Ma soprattutto balza fuori, dopo mesi, una spiegazione possibile della intransigenza francese sull’elettrico legata ad una notizia che finora era passata inosservata: Platform Automobile (PFA), l’associazione di categoria francese del settore, ha dichiarato a Euractiv che la Francia potrebbe reinventarsi nell’industria dei veicoli elettrici, per affrontare “la crisi più grave della sua storia”. Molti sindacati, infatti, ritengono che le auto elettriche di piccole dimensioni potrebbero essere idealmente costruite nel nord della Francia, secondo un indirizzo tecnico e strategico che somiglia molto alla proposta della Von Der Layen sulle “K-Car” elettriche all’europea.

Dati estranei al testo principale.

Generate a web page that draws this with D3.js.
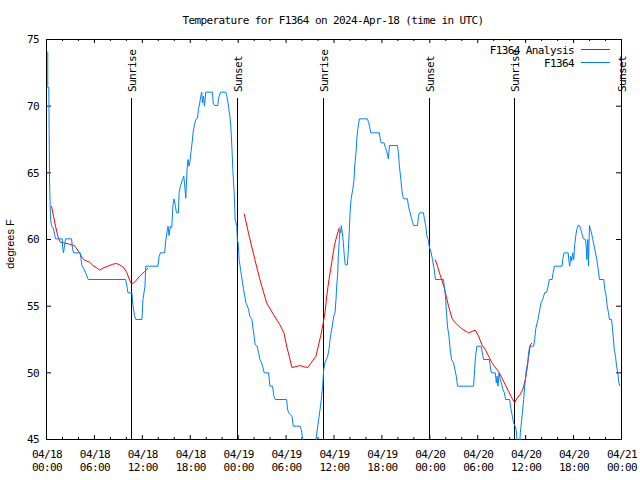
<!DOCTYPE html>
<html><head><meta charset="utf-8">
<script src="https://cdn.jsdelivr.net/npm/d3@7"></script>
<style>body{margin:0;background:#fff} svg{display:block}</style>
</head><body><svg id="c" width="640" height="480"></svg>
<script>
// ---------- data (hours since 2024-04-18 00:00 UTC, degrees F) ----------
const titleText = "Temperature for F1364 on 2024-Apr-18 (time in UTC)";
const yLabel = "degrees F";
const seriesNames = ["F1364 Analysis", "F1364"];
const yTicks = [45, 50, 55, 60, 65, 70, 75];
const xMajorHours = [0, 6, 12, 18, 24, 30, 36, 42, 48, 54, 60, 66, 72];
const xTickDates = ["04/18","04/18","04/18","04/18","04/19","04/19","04/19","04/19","04/20","04/20","04/20","04/20","04/21"];
const xTickTimes = ["00:00","06:00","12:00","18:00","00:00","06:00","12:00","18:00","00:00","06:00","12:00","18:00","00:00"];
const sunHours = [10.62, 23.92, 34.66, 47.96, 58.62, 71.99];
const sunLabels = ["Sunrise","Sunset","Sunrise","Sunset","Sunrise","Sunset"];

const observed = [[0.16,74.1],[0.16,71.4],[0.29,71.4],[0.38,64.5],[0.46,62.55],[0.50,61.5],[0.63,61.05],[0.88,60.8],[1.13,60.05],[1.97,60.05],[2.04,59.3],[2.13,59.0],[2.38,60.05],[3.14,60.05],[3.26,59.3],[3.39,59.0],[4.23,59.0],[4.33,58.5],[4.43,58.05],[4.68,57.8],[4.89,57.5],[5.23,57.0],[9.91,57.0],[10.07,56.5],[10.20,56.0],[10.70,56.0],[10.83,55.0],[11.04,54.25],[11.20,54.0],[11.95,54.0],[12.08,55.5],[12.33,56.5],[12.42,58.0],[13.96,58.0],[14.09,58.7],[14.26,59.0],[14.80,59.0],[14.93,59.9],[15.14,60.75],[15.22,61.0],[15.34,60.3],[15.52,61.0],[15.68,60.9],[15.84,62.6],[15.97,63.05],[16.14,62.5],[16.27,62.0],[16.52,62.0],[16.60,63.5],[16.77,64.0],[17.02,64.5],[17.19,64.75],[17.31,64.0],[17.44,63.1],[17.60,65.25],[17.72,66.0],[17.85,65.5],[17.94,65.75],[18.10,66.6],[18.23,67.25],[18.35,68.0],[18.53,68.6],[18.69,69.0],[18.90,69.1],[19.03,69.75],[19.19,70.25],[19.32,70.75],[19.44,71.05],[19.53,70.25],[19.66,70.75],[19.78,70.0],[19.94,71.05],[20.79,71.05],[20.86,70.25],[21.04,70.05],[21.45,70.05],[21.54,70.6],[21.79,71.05],[22.45,71.05],[22.58,70.75],[22.74,70.25],[22.87,69.6],[22.96,69.25],[23.08,68.5],[23.21,67.0],[23.33,65.25],[23.50,63.5],[23.62,61.5],[23.83,61.0],[23.90,59.9],[24.00,59.75],[24.12,58.5],[24.30,57.75],[24.42,57.25],[24.55,56.75],[24.67,56.25],[24.84,55.75],[24.96,55.25],[25.13,55.05],[25.30,54.75],[25.46,54.25],[25.72,54.0],[25.88,53.25],[26.00,52.75],[26.13,52.1],[26.38,52.0],[26.56,51.5],[26.72,51.0],[26.93,50.75],[27.06,50.5],[27.26,50.0],[27.81,50.0],[27.97,49.0],[28.31,49.0],[28.47,48.25],[28.64,48.0],[30.07,48.0],[30.19,47.25],[30.32,47.0],[30.73,46.75],[30.90,46.0],[31.74,46.0],[31.90,45.75],[32.08,45.0],[32.24,44.5],[33.24,44.3],[33.74,45.0],[33.91,45.75],[34.08,46.5],[34.25,47.25],[34.41,48.0],[34.58,49.0],[34.71,50.25],[34.87,50.75],[35.04,51.0],[35.21,51.25],[35.37,51.75],[35.50,52.5],[35.63,53.0],[35.79,53.5],[35.96,54.25],[36.13,54.5],[36.25,55.5],[36.34,56.5],[36.47,57.5],[36.54,58.75],[36.67,60.0],[36.75,60.75],[36.84,60.5],[36.92,61.05],[37.04,60.5],[37.17,59.75],[37.29,58.75],[37.42,58.1],[37.67,58.1],[37.80,59.25],[37.92,60.75],[38.01,62.0],[38.13,63.0],[38.35,63.75],[38.51,64.5],[38.60,65.6],[38.76,66.5],[38.85,67.5],[38.97,68.25],[39.18,69.05],[40.18,69.05],[40.35,68.75],[40.48,68.4],[40.60,68.0],[41.68,68.0],[41.77,67.6],[41.90,67.25],[42.27,67.25],[42.44,66.9],[42.61,66.6],[42.81,66.05],[42.94,67.05],[43.94,67.05],[44.07,66.5],[44.19,65.5],[44.37,64.5],[44.49,63.75],[44.62,63.25],[44.74,63.05],[45.20,63.05],[45.32,62.5],[45.53,62.0],[45.70,61.6],[45.87,61.25],[45.95,61.05],[46.45,61.05],[46.58,61.75],[46.70,62.0],[47.20,62.0],[47.33,61.5],[47.50,61.0],[47.63,60.25],[47.79,60.0],[47.92,59.5],[48.17,59.0],[48.33,58.5],[48.55,57.75],[48.71,57.0],[49.71,57.0],[49.80,56.5],[49.96,55.75],[50.09,54.5],[50.21,53.5],[50.39,52.75],[50.55,51.75],[50.72,51.0],[50.97,50.75],[51.14,50.25],[51.31,49.75],[51.47,49.0],[53.48,49.0],[53.60,50.25],[53.73,51.25],[53.90,52.0],[54.44,52.0],[54.57,51.5],[54.73,51.0],[55.44,51.0],[55.57,50.5],[55.70,50.0],[56.20,50.0],[56.32,49.25],[56.41,49.75],[56.54,49.0],[56.66,50.0],[56.82,49.5],[56.95,49.25],[57.16,48.75],[57.33,48.5],[57.49,48.0],[57.99,48.0],[58.17,47.25],[58.33,46.75],[58.49,46.25],[58.67,46.0],[58.80,45.75],[58.92,45.0],[59.05,44.6],[59.25,44.6],[59.33,45.5],[59.46,46.25],[59.59,47.0],[59.75,48.0],[59.92,49.25],[60.09,50.25],[60.25,50.75],[60.37,51.5],[60.50,52.0],[61.00,52.0],[61.13,52.5],[61.25,53.25],[61.43,53.75],[61.55,54.0],[61.76,54.75],[61.93,55.25],[62.13,55.5],[62.26,55.75],[62.38,56.0],[62.63,56.05],[62.81,56.5],[62.97,57.0],[63.31,57.0],[63.44,57.5],[63.60,58.0],[64.56,58.0],[64.64,58.5],[64.81,59.0],[65.32,59.0],[65.39,58.5],[65.52,58.0],[65.64,58.75],[65.77,58.4],[65.89,59.0],[66.02,58.5],[66.14,59.6],[66.27,60.25],[66.40,60.75],[66.57,61.05],[66.74,61.05],[66.90,60.75],[67.07,60.4],[67.24,60.05],[67.49,60.0],[67.61,59.25],[67.65,58.5],[67.78,60.0],[67.86,58.0],[67.99,61.05],[68.11,60.75],[68.24,60.5],[68.40,60.0],[68.58,59.5],[68.74,59.0],[68.91,58.5],[69.08,57.75],[69.24,57.0],[69.78,57.0],[69.91,56.25],[70.08,55.75],[70.21,55.0],[70.37,54.5],[70.50,54.0],[70.75,54.0],[70.84,53.5],[70.96,52.75],[71.09,51.75],[71.25,51.25],[71.38,50.5],[71.54,50.0],[71.67,49.25],[71.79,49.0]];

const analysisDay1 = [[0.63,62.5],[0.88,61.75],[1.13,61.0],[1.42,60.25],[1.72,59.8],[2.13,59.75],[2.89,59.65],[3.51,59.55],[3.80,59.3],[4.14,59.0],[4.48,58.6],[4.77,58.45],[5.39,58.3],[5.81,58.05],[6.23,57.9],[6.65,57.7],[7.06,57.85],[7.69,58.0],[8.32,58.15],[8.74,58.2],[9.16,58.1],[9.66,57.9],[10.07,57.5],[10.41,56.95],[10.66,56.65],[11.04,56.8],[11.67,57.25],[12.29,57.6],[12.71,57.85]];
const analysisDay2 = [[24.75,61.95],[25.38,60.25],[26.09,58.5],[26.72,57.0],[27.56,55.25],[28.39,54.4],[29.23,53.6],[29.73,53.0],[30.07,52.0],[30.39,51.25],[30.73,50.4],[31.11,50.45],[31.74,50.55],[32.24,50.45],[32.70,50.4],[33.33,50.9],[33.74,51.25],[34.03,52.0],[34.33,52.75],[34.58,53.5],[34.87,54.5],[35.09,55.75],[35.37,57.0],[35.71,58.25],[36.04,59.5],[36.34,60.25],[36.67,60.9]];
const analysisDay3 = [[48.67,58.5],[48.96,58.0],[49.21,57.5],[49.80,56.4],[50.05,55.75],[50.34,55.0],[50.77,54.1],[51.18,53.75],[52.02,53.3],[52.85,53.0],[53.69,53.2],[54.10,52.75],[54.53,52.1],[54.94,51.75],[55.36,51.25],[55.78,50.75],[56.20,50.4],[56.61,50.1],[57.04,49.6],[57.45,49.1],[57.87,48.6],[58.29,48.1],[58.62,47.75],[58.92,48.1],[59.33,48.4],[59.67,48.8],[59.96,49.5],[60.17,50.25],[60.37,51.25],[60.59,52.1],[60.80,52.25]];

// ---------- drawing ----------
const RED = "#ff0000", BLUE = "#0080ff";
const MONO = "'DejaVu Sans Mono', monospace";
const start = Date.UTC(2024, 3, 18);
const toDate = h => new Date(start + h * 3600e3);

const svg = d3.select("#c");
const x = d3.scaleUtc().domain([toDate(0), toDate(72)]).range([46, 621]);
const y = d3.scaleLinear().domain([45, 75]).range([439, 39]);

function monoText(sel, size) {
  sel.attr("font-family", MONO).attr("font-size", size).attr("letter-spacing", "-0.6px").attr("fill", "#000");
}

// clip
svg.append("defs").append("clipPath").attr("id", "plot")
  .append("rect").attr("x", 46).attr("y", 39).attr("width", 576).attr("height", 401);

// axes (ticks point inward)
const minorHours = d3.range(0, 73, 2).filter(h => h % 6 !== 0);
function styleAxis(g) {
  g.select(".domain").remove();
  g.selectAll("line").attr("stroke", "#000");
}
svg.append("g").attr("transform", "translate(0,439)")
  .call(d3.axisBottom(x).tickValues(minorHours.map(toDate)).tickSize(-2).tickFormat(""))
  .call(styleAxis);
svg.append("g").attr("transform", "translate(0,39)")
  .call(d3.axisTop(x).tickValues(minorHours.map(toDate)).tickSize(-2).tickFormat(""))
  .call(styleAxis);
svg.append("g").attr("transform", "translate(0,39)")
  .call(d3.axisTop(x).tickValues(xMajorHours.map(toDate)).tickSize(-4).tickFormat(""))
  .call(styleAxis);
const xAx = svg.append("g").attr("transform", "translate(0,439)")
  .call(d3.axisBottom(x).tickValues(xMajorHours.map(toDate)).tickSize(-4).tickFormat((d, i) => xTickDates[i]))
  .call(styleAxis);
xAx.selectAll("text").each(function(d, i) {
  const t = d3.select(this).attr("dy", null).attr("y", null).text(null).call(monoText, 11);
  t.append("tspan").attr("x", 0.5).attr("y", 18.5).text(xTickDates[i]);
  t.append("tspan").attr("x", 0.5).attr("y", 32).text(xTickTimes[i]);
});

const yAx = svg.append("g").attr("transform", "translate(46,0)")
  .call(d3.axisLeft(y).tickValues(yTicks).tickSize(-5).tickPadding(7))
  .call(styleAxis);
yAx.selectAll("text").call(monoText, 11).attr("dy", "0.36em");
svg.append("g").attr("transform", "translate(621,0)")
  .call(d3.axisRight(y).tickValues(yTicks).tickSize(-5).tickFormat(""))
  .call(styleAxis);

// border
svg.append("rect").attr("x", 46.5).attr("y", 39.5).attr("width", 575).attr("height", 400)
  .attr("fill", "none").attr("stroke", "#000").attr("stroke-width", 1);

// sunrise / sunset
sunHours.forEach((h, i) => {
  const px = Math.round(x(toDate(h))) + 0.5;
  svg.append("line").attr("x1", px).attr("x2", px).attr("y1", 98).attr("y2", 439.5)
    .attr("stroke", "#000").attr("stroke-width", 1);
  svg.append("text").attr("transform", `translate(${px + 4.5},92) rotate(-90)`)
    .attr("text-anchor", "start").call(monoText, 11).text(sunLabels[i]);
});

// series
const line = d3.line().x(d => x(toDate(d[0])) + 0.5).y(d => y(d[1]) + 0.5);
const plotG = svg.append("g").attr("clip-path", "url(#plot)");
[analysisDay1, analysisDay2, analysisDay3].forEach(seg => {
  plotG.append("path").datum(seg).attr("d", line)
    .attr("fill", "none").attr("stroke", RED).attr("stroke-width", 1);
});
plotG.append("path").datum(observed).attr("d", line)
  .attr("fill", "none").attr("stroke", BLUE).attr("stroke-width", 1);

// legend
const legendY = [49.5, 62.5];
const legendColors = [RED, BLUE];
seriesNames.forEach((name, i) => {
  svg.append("text").attr("x", 574).attr("y", legendY[i] + 4.5).attr("text-anchor", "end")
    .call(monoText, 11).text(name);
  svg.append("line").attr("x1", 581).attr("x2", 610).attr("y1", legendY[i]).attr("y2", legendY[i])
    .attr("stroke", legendColors[i]).attr("stroke-width", 1);
});

// title and y label
svg.append("text").attr("x", 333).attr("y", 23.5).attr("text-anchor", "middle")
  .call(monoText, 11).text(titleText);
svg.append("text").attr("transform", "translate(14,244) rotate(-90)").attr("text-anchor", "middle")
  .attr("font-family", "'Liberation Sans', Arial, sans-serif").attr("font-size", 11).attr("fill", "#000")
  .text(yLabel);
</script></body></html>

Insomma, Francia e Spagna unite insieme solo dal desiderio di non spazientire il possibile e nuovo “Socio forte” delle rispettive industrie nazionali? A me pare proprio di si, ma il tempo ci saprà dire se ho visto giusto. 

Nel frattempo l’antagonismo di Parigi e Madrid contro la moderazione proposta da Roma e Berlino di sicuro ha un effetto non positivo: allunga ancora pericolosamente i tempi per pervenire come UE ad un modello industriale automobilistico non solo antagonista alla Cina ma capace di riqualificare l’immagine dell’Auto Made in Italy.

Il monito di Sergio Marchionne, la “coda tra le gambe” di Berlino, il valzer di Parigi

Resta un solo cruccio per noi italiani: mentre Francia e Germania diventavano “Testimoni di GEOWATT” a favore dell’elettrico, ed i Governi di Parigi e Berlino opprimevano il resto d’Europa con la nuova filosofia (in questo appaiati alla Gran Bretagna, detto sinceramente) il nostro Sergio Marchionne professava coerentemente un monito a non seguire percorsi evangelici e non sostenibili a livello industriale, e per questo FCA e l’Italia erano oggetto di ironia e critiche. Oggi che la Germania ha fatto la figura che ha fatto, tornando con la coda tra le gambe sull’endotermico, vedere Spagna e Francia fare “le italiane” pur di ingraziarsi il nuovo potenziale socio forte dell’Automotive (la Cina) fa davvero una strana impressione.